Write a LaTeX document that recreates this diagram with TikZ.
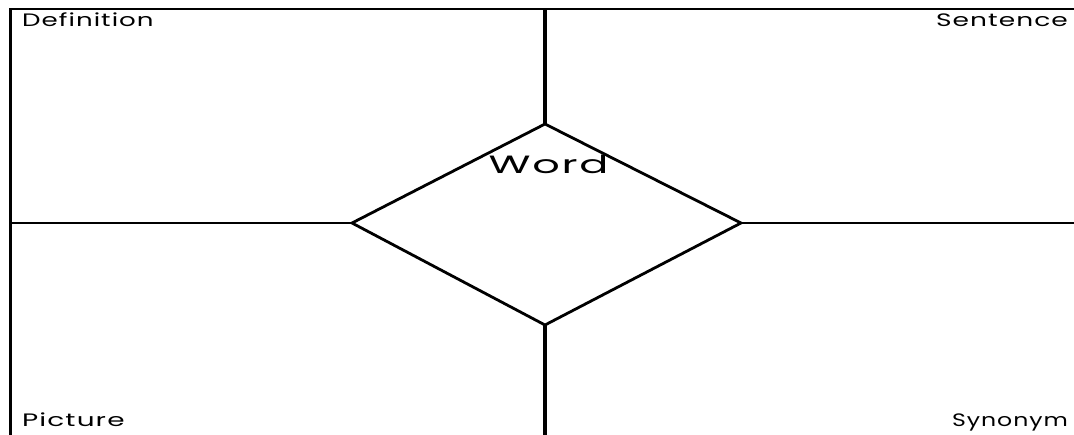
\documentclass[tikz,border=0pt]{standalone}
\usepackage{fontspec}
\setmainfont{Poppins}
\newfontfamily\cardfont[LetterSpace=4]{Poppins}
\usepackage{tikz}
\usetikzlibrary{positioning,calc}
\newcommand{\cardtext}[2]{\scalebox{#1}[1]{#2}}
\tikzset{
  frameline/.style={line width=2.6pt, line cap=rect},
  crossline/.style={line width=2pt},
  stemline/.style={line width=4.4pt},
  wordbox/.style={line width=2.8pt, line join=miter},
  cornerlabel/.style={font=\cardfont\fontsize{18}{20}\selectfont, inner sep=0pt},
}
\begin{document}
\begin{tikzpicture}[x=1pt, y=-1pt]
\useasboundingbox (0,0) rectangle (1074,435);
% ---- frame: top and left edge only ----
\draw[frameline] (10.5,435) -- (10.5,9) -- (1074,9);
% ---- the word diamond ----
\coordinate (top) at (545,124);
\coordinate (bot) at (545,325);
\coordinate (lft) at (352,223);
\coordinate (rgt) at (741,223);
\draw[wordbox] (top) -- (rgt) -- (bot) -- (lft) -- cycle;
\node[font=\cardfont\fontsize{25}{28}\selectfont, inner sep=0pt, anchor=base]
  (word) at (548.5,174) {\cardtext{1.72}{Word}};
% ---- arms from the diamond to the frame ----
\draw[crossline] (lft) -- (10.5,223);
\draw[crossline] (rgt) -- (1074,223);
\draw[stemline] (top) -- (545,9);
\draw[stemline] (bot) -- (545,435);
% ---- the four corner labels ----
\node[cornerlabel, anchor=base west] (defn) at (22,27) {\cardtext{1.45}{Definition}};
\node[cornerlabel, anchor=base east] (sent) at (1068,27) {\cardtext{1.47}{Sentence}};
\node[cornerlabel, anchor=base west] (pict) at (22,427) {\cardtext{1.55}{Picture}};
\node[cornerlabel, anchor=base east] (syno) at (1068,427) {\cardtext{1.31}{Synonym}};
\end{tikzpicture}
\end{document}
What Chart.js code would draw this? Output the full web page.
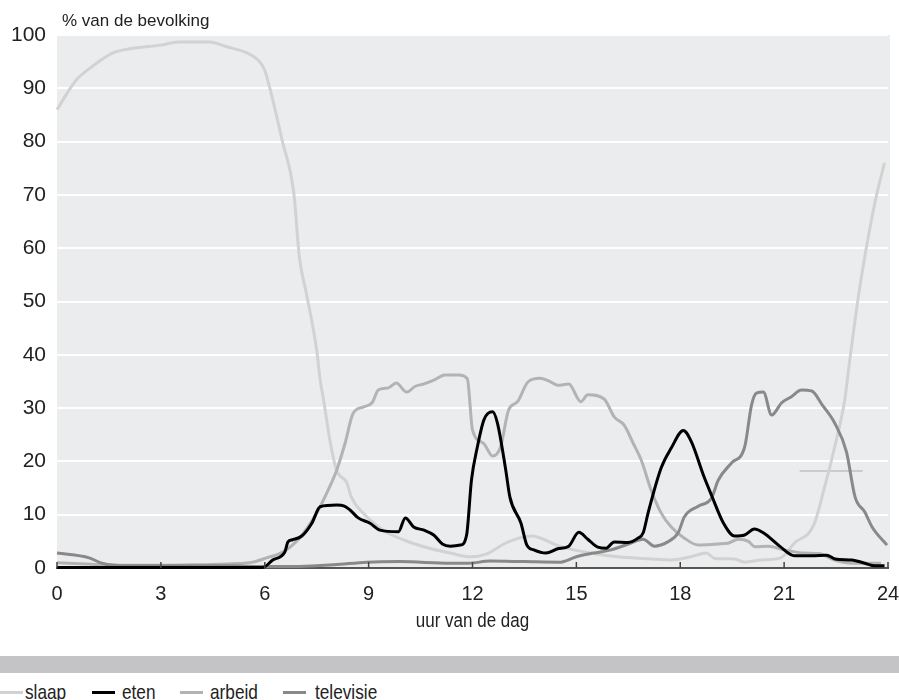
<!DOCTYPE html>
<html>
<head>
<meta charset="utf-8">
<script src="https://cdn.jsdelivr.net/npm/chart.js@4.4.1/dist/chart.umd.min.js"></script>
<style>
  html, body { margin: 0; padding: 0; background: #fff; }
  #wrap { position: relative; width: 899px; height: 700px; overflow: hidden; }
  #band { position: absolute; left: 0; top: 656px; width: 899px; height: 17px; background: #c4c4c6; }
  #legend { position: absolute; left: 0; top: 680px; font-family: "Liberation Sans", Arial, sans-serif; font-size: 21px; color: #222; white-space: nowrap; }
  #legend span.item { position: absolute; top: 0; transform: scaleX(0.82); transform-origin: left top; }
  #legend i { position: absolute; top: 11px; height: 3px; width: 23px; }
</style>
</head>
<body>
<div id="wrap">
  <canvas id="c" width="899" height="650"></canvas>
  <div id="band"></div>
  <div id="legend"></div>
</div>
<script>
// uren en percentages per activiteit
const slaapUur = [0, 0.55, 1.0, 1.6, 2.2, 3.0, 3.5, 4.4, 4.9, 5.5, 5.85, 6.0, 6.14, 6.5, 6.84, 7.0, 7.2, 7.5, 7.6, 7.7, 7.88, 8.07, 8.37, 8.5, 8.84, 9.42, 10.0, 10.7, 11.36, 11.94, 12.4, 13.0, 13.7, 14.55, 15.4, 16.2, 17.15, 17.74, 18.3, 18.75, 19.0, 19.57, 19.86, 20.35, 20.9, 21.3, 21.85, 22.17, 22.46, 22.75, 22.87, 23.16, 23.45, 23.68, 23.9];
const slaapPct = [86, 91.5, 94, 96.6, 97.5, 98.1, 98.7, 98.7, 97.8, 96.6, 95, 93.4, 90.2, 80.3, 70.3, 58.3, 51.6, 40.9, 35.3, 31.5, 24, 18.4, 16, 13.3, 10.3, 7.1, 5.3, 3.8, 2.8, 2.1, 2.6, 4.8, 6.0, 4.0, 2.8, 2.1, 1.7, 1.5, 2.1, 2.8, 1.8, 1.7, 1.1, 1.5, 1.9, 4.7, 8.0, 15.2, 22.7, 31.5, 37.7, 51.6, 62.8, 70.3, 76];

const etenUur = [0, 5.94, 6.23, 6.58, 6.67, 6.8, 7.07, 7.36, 7.6, 8.08, 8.3, 8.46, 8.7, 9.04, 9.33, 9.86, 10.06, 10.3, 10.6, 10.88, 11.13, 11.36, 11.65, 11.83, 11.97, 12.14, 12.33, 12.58, 12.72, 12.96, 13.08, 13.4, 13.57, 13.77, 14.12, 14.46, 14.78, 15.07, 15.33, 15.62, 15.86, 16.09, 16.49, 16.78, 16.93, 17.07, 17.45, 17.74, 18.09, 18.32, 18.67, 18.9, 19.25, 19.57, 19.86, 20.14, 20.4, 20.87, 21.3, 21.8, 22.23, 22.47, 22.96, 23.33, 23.62, 23.9];
const etenPct = [0.1, 0.1, 1.5, 3, 4.9, 5.3, 6, 8.4, 11.5, 11.8, 11.6, 10.9, 9.4, 8.4, 7.1, 6.8, 9.4, 7.7, 7.1, 6.2, 4.5, 4.1, 4.3, 6.2, 16.5, 22.7, 27.8, 29.3, 27.2, 18.4, 13.3, 8.4, 4.3, 3.4, 2.8, 3.6, 4.1, 6.7, 5.4, 3.9, 3.7, 4.9, 4.8, 5.6, 6.6, 10.3, 18.8, 22.5, 25.8, 23.7, 17.4, 13.7, 8.4, 6.0, 6.2, 7.3, 6.6, 4.1, 2.3, 2.3, 2.4, 1.7, 1.5, 0.9, 0.4, 0.4];

const arbeidUur = [0, 1, 2, 3, 4, 5.07, 5.65, 6.05, 6.52, 7.0, 7.5, 7.83, 8.08, 8.32, 8.55, 8.84, 9.1, 9.28, 9.57, 9.8, 10.1, 10.35, 10.58, 10.9, 11.2, 11.6, 11.85, 12.0, 12.32, 12.58, 12.81, 13.04, 13.3, 13.6, 13.95, 14.2, 14.46, 14.78, 15.13, 15.33, 15.8, 16.1, 16.38, 16.64, 16.87, 17.16, 17.45, 17.74, 18.12, 18.52, 19.1, 19.4, 19.68, 19.97, 20.15, 20.55, 21.0, 21.6, 22.0, 22.46, 22.96, 23.8];
const arbeidPct = [1.0, 0.7, 0.5, 0.5, 0.6, 0.8, 1.1, 1.9, 3, 5.6, 10.3, 14.6, 18.4, 23.4, 29, 30.2, 31, 33.4, 33.8, 34.7, 33, 34.1, 34.5, 35.3, 36.2, 36.2, 35.5, 25.9, 23.4, 21, 22.7, 29.6, 31.2, 34.9, 35.6, 35.1, 34.3, 34.5, 31.2, 32.5, 31.7, 28.3, 26.8, 23.4, 20.3, 14.6, 10.3, 7.7, 5.6, 4.3, 4.5, 4.7, 5.4, 5.0, 4.0, 4.1, 3.4, 2.8, 2.7, 1.5, 0.9, 0.9];

const tvUur = [0, 0.93, 1.3, 2.0, 3, 4, 5, 6, 7.0, 8.0, 8.95, 9.9, 11.36, 11.9, 12.5, 13.5, 14.55, 15.0, 15.5, 16.0, 16.5, 16.93, 17.25, 17.64, 17.94, 18.12, 18.52, 18.9, 19.1, 19.48, 19.86, 20.06, 20.2, 20.4, 20.64, 20.93, 21.2, 21.5, 21.8, 22.1, 22.46, 22.8, 23.05, 23.33, 23.54, 23.97];
const tvPct = [2.8, 1.9, 0.9, 0.4, 0.4, 0.4, 0.4, 0.3, 0.3, 0.6, 1.1, 1.2, 0.9, 0.9, 1.3, 1.2, 1.1, 2.1, 2.8, 3.4, 4.5, 5.4, 4.1, 4.9, 6.6, 9.6, 11.6, 13.1, 16.5, 19.7, 22.7, 30.6, 32.8, 33, 28.7, 31, 32.1, 33.4, 33.2, 30.6, 27.2, 21.8, 13.3, 10.5, 7.7, 4.3];

// dun grijs streepje rechts in de grafiek
const streepUur = [21.45, 23.27];
const streepPct = [18.2, 18.2];

const xTicks = [0, 3, 6, 9, 12, 15, 18, 21, 24];
const yTicks = [0, 10, 20, 30, 40, 50, 60, 70, 80, 90, 100];

const series = [
  {label: "eten", uur: etenUur, pct: etenPct, color: "#000000", width: 3},
  {label: "televisie", uur: tvUur, pct: tvPct, color: "#898989", width: 3},
  {label: "arbeid", uur: arbeidUur, pct: arbeidPct, color: "#b3b3b3", width: 3},
  {label: "slaap", uur: slaapUur, pct: slaapPct, color: "#d2d2d2", width: 3},
  {label: "", uur: streepUur, pct: streepPct, color: "#aaaaaa", width: 1}
];

const regular = '"Liberation Sans", Arial, sans-serif';

const backdrop = {
  id: "backdrop",
  beforeDraw(chart){
    const {ctx, chartArea: a} = chart;
    ctx.save();
    ctx.fillStyle = "#ebeced";
    ctx.fillRect(a.left, a.top, a.right - a.left + 2, a.bottom - a.top);
    ctx.restore();
  },
  afterDraw(chart){
    const {ctx, chartArea: a} = chart;
    const xs = chart.scales.x;
    ctx.save();
    ctx.strokeStyle = "#444";
    ctx.lineWidth = 1.5;
    xTicks.forEach((t)=>{
      const px = xs.getPixelForValue(t);
      ctx.beginPath();
      ctx.moveTo(px, a.bottom);
      ctx.lineTo(px, a.bottom - 6);
      ctx.stroke();
    });
    ctx.fillStyle = "#222";
    ctx.font = "17px " + regular;
    ctx.textBaseline = "alphabetic";
    ctx.fillText("% van de bevolking", a.left + 5, 26);
    // as-titel
    ctx.save();
    ctx.translate((a.left + a.right) / 2, 621);
    ctx.scale(0.85, 1);
    ctx.font = "20px " + regular;
    ctx.textAlign = "center";
    ctx.textBaseline = "middle";
    ctx.fillText("uur van de dag", 0, 0);
    ctx.restore();
    ctx.restore();
  }
};

const chart = new Chart(document.getElementById("c"), {
  type: "line",
  data: {
    datasets: series.map((s)=>({
      label: s.label,
      data: s.uur.map((u, i)=>({x: u, y: s.pct[i]})),
      borderColor: s.color,
      borderWidth: s.width,
      pointRadius: 0,
      fill: false,
      cubicInterpolationMode: "monotone",
      clip: false
    }))
  },
  options: {
    responsive: false,
    animation: false,
    devicePixelRatio: 1,
    layout: {padding: {top: 35, right: 11, left: 0, bottom: 0}},
    plugins: {legend: {display: false}, tooltip: {enabled: false}},
    scales: {
      x: {
        type: "linear",
        min: 0, max: 24,
        afterBuildTicks(scale){ scale.ticks = xTicks.map((v)=>({value: v})); },
        afterFit(scale){ scale.height = 82; scale.paddingLeft = 0; scale.paddingRight = 0; },
        grid: {display: false, drawTicks: false},
        border: {display: true, color: "#555", width: 2},
        ticks: {padding: 14, color: "#222", font: {family: regular, size: 20}, maxRotation: 0, autoSkip: false}
      },
      y: {
        min: 0, max: 100,
        afterBuildTicks(scale){ scale.ticks = yTicks.map((v)=>({value: v})); },
        afterFit(scale){ scale.width = 57; },
        grid: {color: (c)=> c.tick && c.tick.value === 0 ? "rgba(0,0,0,0)" : "#ffffff", lineWidth: 2, drawTicks: false},
        border: {display: false},
        ticks: {padding: 11, color: "#222", font: {family: regular, size: 21}}
      }
    }
  },
  plugins: [backdrop]
});

// legenda onder de grijze balk
const legendItems = [
  {label: "slaap", color: "#d2d2d2", sample: 0, text: 25},
  {label: "eten", color: "#000000", sample: 92, text: 122},
  {label: "arbeid", color: "#b3b3b3", sample: 180, text: 210},
  {label: "televisie", color: "#898989", sample: 283, text: 315}
];
const leg = document.getElementById("legend");
legendItems.forEach((it)=>{
  const i = document.createElement("i");
  i.style.left = it.sample + "px";
  i.style.background = it.color;
  leg.appendChild(i);
  const s = document.createElement("span");
  s.className = "item";
  s.style.left = it.text + "px";
  s.textContent = it.label;
  leg.appendChild(s);
});
</script>
</body>
</html>
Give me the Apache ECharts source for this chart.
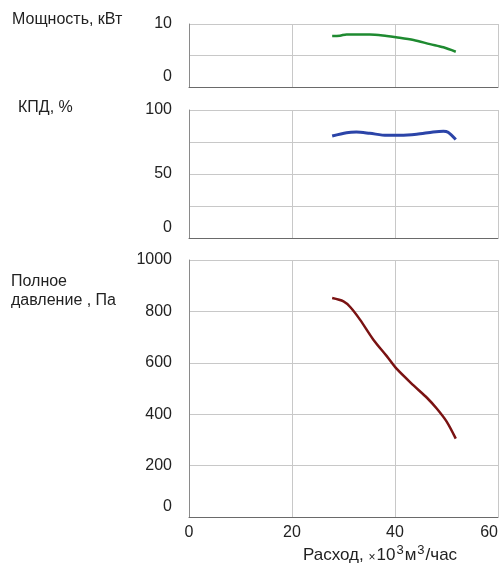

Work to do: Tally the lines holding the string "this" and give only the count.

Output of the task: 3